* Objective *
Transcribe the material word for word, but without the images.
· · · ·
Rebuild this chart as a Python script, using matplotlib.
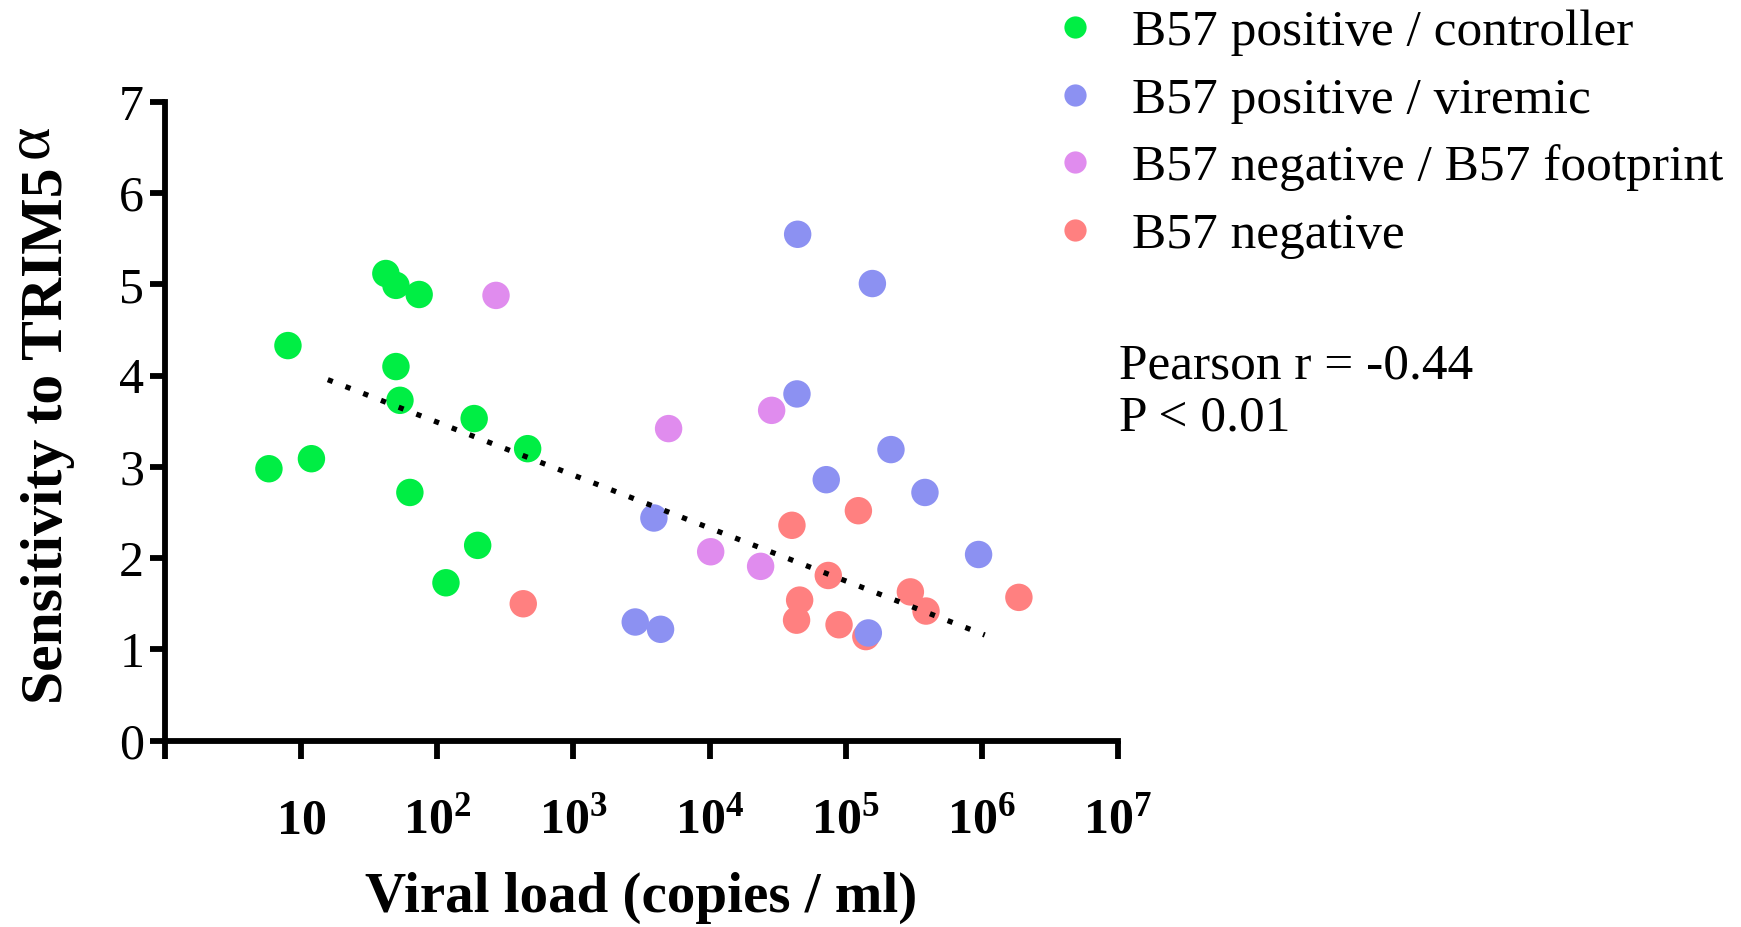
import numpy as np
import matplotlib
matplotlib.use("Agg")
import matplotlib.pyplot as plt
from matplotlib.lines import Line2D

# ---------------- data ----------------
group_labels = ["B57 positive / controller", "B57 positive / viremic",
                "B57 negative / B57 footprint", "B57 negative"]
group_colors = ["#00EE44", "#8C91F2", "#E08CEE", "#FF8080"]

ctrl_vl = [5.8, 8.0, 11.9, 41.9, 49.7, 73.6, 49.7, 53.2, 62.9, 115.8, 186.6, 198, 461]
ctrl_sens = [2.98, 4.33, 3.09, 5.12, 4.99, 4.89, 4.10, 3.73, 2.72, 1.73, 3.53, 2.14, 3.20]

vir_vl = [44360, 157000, 43850, 215000, 71950, 382000, 3900, 946000, 146600, 2845, 4365]
vir_sens = [5.55, 5.01, 3.80, 3.19, 2.86, 2.72, 2.44, 2.04, 1.18, 1.30, 1.22]

foot_vl = [270, 28570, 5000, 10190, 23710]
foot_sens = [4.88, 3.62, 3.42, 2.07, 1.91]

neg_vl = [428, 123900, 40270, 74470, 298500, 1871000, 45870, 389000, 43550, 89330, 140600]
neg_sens = [1.50, 2.52, 2.36, 1.81, 1.63, 1.57, 1.54, 1.42, 1.32, 1.27, 1.14]

trend_slope = -0.58          # sensitivity per log10(viral load)
trend_intercept = 4.65
trend_vl_range = [15.7, 1050000]

xtick_vals = [1, 10, 1e2, 1e3, 1e4, 1e5, 1e6, 1e7]
xtick_labels = ["", r"$\mathbf{10}$", r"$\mathbf{10^{2}}$", r"$\mathbf{10^{3}}$",
                r"$\mathbf{10^{4}}$", r"$\mathbf{10^{5}}$", r"$\mathbf{10^{6}}$",
                r"$\mathbf{10^{7}}$"]
ytick_vals = [0, 1, 2, 3, 4, 5, 6, 7]

ylabel_main = "Sensitivity to TRIM5"
ylabel_sup = "α"
xlabel_text = "Viral load (copies / ml)"
stats_text = "Pearson r = -0.44\nP < 0.01"

# ---------------- style ----------------
plt.rcParams["font.family"] = ["Liberation Serif", "DejaVu Serif"]
plt.rcParams["mathtext.fontset"] = "custom"
plt.rcParams["mathtext.rm"] = "Liberation Serif"
plt.rcParams["mathtext.bf"] = "Liberation Serif:bold"
plt.rcParams["mathtext.it"] = "Liberation Serif:italic"

fig = plt.figure(figsize=(17.41, 9.27), dpi=100)
ax = fig.add_axes([165 / 1741, 1 - 740.6 / 927, (1118 - 165) / 1741, (740.6 - 102) / 927])

msize = 390
series = [
    (neg_vl, neg_sens, group_colors[3]),
    (foot_vl, foot_sens, group_colors[2]),
    (ctrl_vl, ctrl_sens, group_colors[0]),
    (vir_vl, vir_sens, group_colors[1]),
]
for xv, yv, c in series:
    ax.scatter(xv, yv, s=msize, color=c, edgecolors="none", zorder=3)

tx = np.array(trend_vl_range)
ty = trend_intercept + trend_slope * np.log10(tx)
ax.plot(tx, ty, color="black", lw=3.8, linestyle=(0, (1, 2.6)), zorder=4,
        dash_capstyle="butt")

ax.set_xscale("log")
ax.set_xlim(1, 1e7)
ax.set_ylim(0, 7)
ax.set_xticks(xtick_vals)
ax.set_xticklabels(xtick_labels, fontsize=36)
ax.xaxis.set_minor_locator(matplotlib.ticker.NullLocator())
ax.set_yticks(ytick_vals)
ax.set_yticklabels([str(v) for v in ytick_vals], fontsize=36)

for s in ["top", "right"]:
    ax.spines[s].set_visible(False)
for s in ["left", "bottom"]:
    ax.spines[s].set_linewidth(4.2)
    ax.spines[s].set_capstyle("projecting")
ax.tick_params(axis="x", length=13, width=4.2, pad=28)
ax.tick_params(axis="y", length=11, width=4.2, pad=4)

ax.set_xlabel(xlabel_text, fontsize=41, fontweight="bold", labelpad=20)

# y label: main part on its baseline, alpha as a raised full-size glyph
ylab = ax.set_ylabel(ylabel_main, fontsize=43, fontweight="bold")
ylab.set_verticalalignment("baseline")
base_x_axes = (62 - 165) / 953
ax.yaxis.set_label_coords(base_x_axes, (740.6 - 436) / 638.6)

handles = [Line2D([], [], marker="o", linestyle="none", markersize=16,
                  markerfacecolor=c, markeredgecolor="none") for c in group_colors]
fig.legend(handles, group_labels, loc="upper left", bbox_to_anchor=(1049 / 1741, 1 - 9 / 927),
           frameon=False, fontsize=37, handletextpad=0.62, labelspacing=0.40,
           borderaxespad=0.0, borderpad=0.0, handlelength=1.0)

fig.text(1119 / 1741, 1 - 392 / 927, stats_text, fontsize=37, ha="left", va="center",
         linespacing=1.15)

fig.canvas.draw()
bb = ylab.get_window_extent()
base_disp_x = ax.transAxes.transform((base_x_axes, 0))[0]
sup_pos = fig.transFigure.inverted().transform((base_disp_x - 15, bb.y1 + 10))
fig.text(sup_pos[0], sup_pos[1], ylabel_sup, fontsize=46, rotation=90,
         rotation_mode="anchor", ha="left", va="baseline")

fig.savefig("out.png", dpi=100)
· · · ·
* Task solution *
Rebuild this chart as a Python script, using matplotlib.
import numpy as np
import matplotlib
matplotlib.use("Agg")
import matplotlib.pyplot as plt
from matplotlib.lines import Line2D

# ---------------- data ----------------
group_labels = ["B57 positive / controller", "B57 positive / viremic",
                "B57 negative / B57 footprint", "B57 negative"]
group_colors = ["#00EE44", "#8C91F2", "#E08CEE", "#FF8080"]

ctrl_vl = [5.8, 8.0, 11.9, 41.9, 49.7, 73.6, 49.7, 53.2, 62.9, 115.8, 186.6, 198, 461]
ctrl_sens = [2.98, 4.33, 3.09, 5.12, 4.99, 4.89, 4.10, 3.73, 2.72, 1.73, 3.53, 2.14, 3.20]

vir_vl = [44360, 157000, 43850, 215000, 71950, 382000, 3900, 946000, 146600, 2845, 4365]
vir_sens = [5.55, 5.01, 3.80, 3.19, 2.86, 2.72, 2.44, 2.04, 1.18, 1.30, 1.22]

foot_vl = [270, 28570, 5000, 10190, 23710]
foot_sens = [4.88, 3.62, 3.42, 2.07, 1.91]

neg_vl = [428, 123900, 40270, 74470, 298500, 1871000, 45870, 389000, 43550, 89330, 140600]
neg_sens = [1.50, 2.52, 2.36, 1.81, 1.63, 1.57, 1.54, 1.42, 1.32, 1.27, 1.14]

trend_slope = -0.58          # sensitivity per log10(viral load)
trend_intercept = 4.65
trend_vl_range = [15.7, 1050000]

xtick_vals = [1, 10, 1e2, 1e3, 1e4, 1e5, 1e6, 1e7]
xtick_labels = ["", r"$\mathbf{10}$", r"$\mathbf{10^{2}}$", r"$\mathbf{10^{3}}$",
                r"$\mathbf{10^{4}}$", r"$\mathbf{10^{5}}$", r"$\mathbf{10^{6}}$",
                r"$\mathbf{10^{7}}$"]
ytick_vals = [0, 1, 2, 3, 4, 5, 6, 7]

ylabel_main = "Sensitivity to TRIM5"
ylabel_sup = "α"
xlabel_text = "Viral load (copies / ml)"
stats_text = "Pearson r = -0.44\nP < 0.01"

# ---------------- style ----------------
plt.rcParams["font.family"] = ["Liberation Serif", "DejaVu Serif"]
plt.rcParams["mathtext.fontset"] = "custom"
plt.rcParams["mathtext.rm"] = "Liberation Serif"
plt.rcParams["mathtext.bf"] = "Liberation Serif:bold"
plt.rcParams["mathtext.it"] = "Liberation Serif:italic"

fig = plt.figure(figsize=(17.41, 9.27), dpi=100)
ax = fig.add_axes([165 / 1741, 1 - 740.6 / 927, (1118 - 165) / 1741, (740.6 - 102) / 927])

msize = 390
series = [
    (neg_vl, neg_sens, group_colors[3]),
    (foot_vl, foot_sens, group_colors[2]),
    (ctrl_vl, ctrl_sens, group_colors[0]),
    (vir_vl, vir_sens, group_colors[1]),
]
for xv, yv, c in series:
    ax.scatter(xv, yv, s=msize, color=c, edgecolors="none", zorder=3)

tx = np.array(trend_vl_range)
ty = trend_intercept + trend_slope * np.log10(tx)
ax.plot(tx, ty, color="black", lw=3.8, linestyle=(0, (1, 2.6)), zorder=4,
        dash_capstyle="butt")

ax.set_xscale("log")
ax.set_xlim(1, 1e7)
ax.set_ylim(0, 7)
ax.set_xticks(xtick_vals)
ax.set_xticklabels(xtick_labels, fontsize=36)
ax.xaxis.set_minor_locator(matplotlib.ticker.NullLocator())
ax.set_yticks(ytick_vals)
ax.set_yticklabels([str(v) for v in ytick_vals], fontsize=36)

for s in ["top", "right"]:
    ax.spines[s].set_visible(False)
for s in ["left", "bottom"]:
    ax.spines[s].set_linewidth(4.2)
    ax.spines[s].set_capstyle("projecting")
ax.tick_params(axis="x", length=13, width=4.2, pad=28)
ax.tick_params(axis="y", length=11, width=4.2, pad=4)

ax.set_xlabel(xlabel_text, fontsize=41, fontweight="bold", labelpad=20)

# y label: main part on its baseline, alpha as a raised full-size glyph
ylab = ax.set_ylabel(ylabel_main, fontsize=43, fontweight="bold")
ylab.set_verticalalignment("baseline")
base_x_axes = (62 - 165) / 953
ax.yaxis.set_label_coords(base_x_axes, (740.6 - 436) / 638.6)

handles = [Line2D([], [], marker="o", linestyle="none", markersize=16,
                  markerfacecolor=c, markeredgecolor="none") for c in group_colors]
fig.legend(handles, group_labels, loc="upper left", bbox_to_anchor=(1049 / 1741, 1 - 9 / 927),
           frameon=False, fontsize=37, handletextpad=0.62, labelspacing=0.40,
           borderaxespad=0.0, borderpad=0.0, handlelength=1.0)

fig.text(1119 / 1741, 1 - 392 / 927, stats_text, fontsize=37, ha="left", va="center",
         linespacing=1.15)

fig.canvas.draw()
bb = ylab.get_window_extent()
base_disp_x = ax.transAxes.transform((base_x_axes, 0))[0]
sup_pos = fig.transFigure.inverted().transform((base_disp_x - 15, bb.y1 + 10))
fig.text(sup_pos[0], sup_pos[1], ylabel_sup, fontsize=46, rotation=90,
         rotation_mode="anchor", ha="left", va="baseline")

fig.savefig("out.png", dpi=100)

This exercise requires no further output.